Essential Tools (That You Already Have)
The pursuit of digital organization can easily become a trap of its own. It’s tempting to believe that the next app, the perfect software, or the ultimate planner is the key to unlocking productivity. But more often than not, new tools just add another layer of complexity to manage. The most powerful tools for creating a zen-like digital workspace are the ones that are already built into your computer and your workflow.
We’re going to focus on three simple, universal tools: your calendar, a timer, and your keyboard. By using them with intention, you can build a fortress of focus around your work, transforming them from passive utilities into active instruments of organization.
Your Calendar as a Fortress
Most people use their calendar as a record of appointments with others. A powerful shift is to start using it as a plan for your own attention. This is the essence of timeboxing. Instead of working from a floating to-do list, you assign your tasks to specific, finite blocks of time on your calendar. A task isn’t just “Write report”; it becomes “9:30 AM – 11:00 AM: Write first draft of Q3 report.”
This does two things. First, it forces you to be realistic about what you can accomplish in a day. You can’t schedule 12 hours of tasks into an 8-hour day. Second, you treat that appointment with yourself with the same respect you’d give to a meeting with someone else. When a notification pops up at 9:45 AM, it’s easier to ignore because you are “in a meeting” with your report. Your calendar becomes a proactive plan for your day, not a reactive record of other people’s demands.

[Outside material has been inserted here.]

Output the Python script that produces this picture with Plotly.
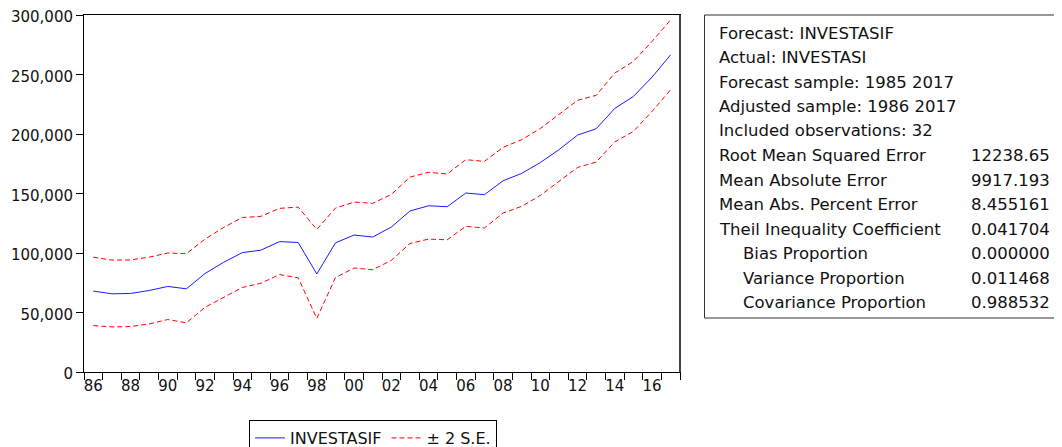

The Humble Timer for Focus
The enemy of deep work is the “just.” I’ll “just” check my email. I’ll “just” look at that one Slack message. The timer is the ultimate defense against this. It creates a sacred container for your attention. The most famous technique is the Pomodoro Method, but the principle is universal: work in focused sprints with dedicated breaks.
This works beautifully with a technique called batching, which means grouping similar tasks together. Instead of answering emails as they arrive all day, you schedule two 25-minute “email batch” sessions. During that time, you set a timer and do nothing but process email. When the timer goes off, you stop, even if you’re not finished. This minimizes context switching, as your brain stays in “email mode.” You can batch anything: processing invoices, making phone calls, or even brainstorming ideas. The timer is your focus coach, keeping you on task and protecting you from your own “just-a-second” impulses.
Keyboard Shortcuts: The Friction-Killers
Every time you move your hand from your keyboard to your mouse or trackpad, you introduce a tiny moment of friction. It’s a micro-context switch that, repeated hundreds of times a day, chips away at your flow state. Mastering a few key keyboard shortcuts is one of the highest-leverage skills for digital fluency.
You don’t need to learn hundreds. Start with the basics of navigation. Instead of clicking, learn to switch applications (Alt-Tab or Cmd-Tab). Instead of grabbing the mouse to close a window, learn to use Ctrl-W or Cmd-W. Learn how to open a new tab (Ctrl-T or Cmd-T) and how to jump to the address bar to type a new search (Ctrl-L or Cmd-L). Pick one new shortcut each week. Write it on a sticky note and place it on your monitor. Within a month, these actions will become automatic, and you’ll feel a new sense of seamlessness and control as you navigate your digital workspace.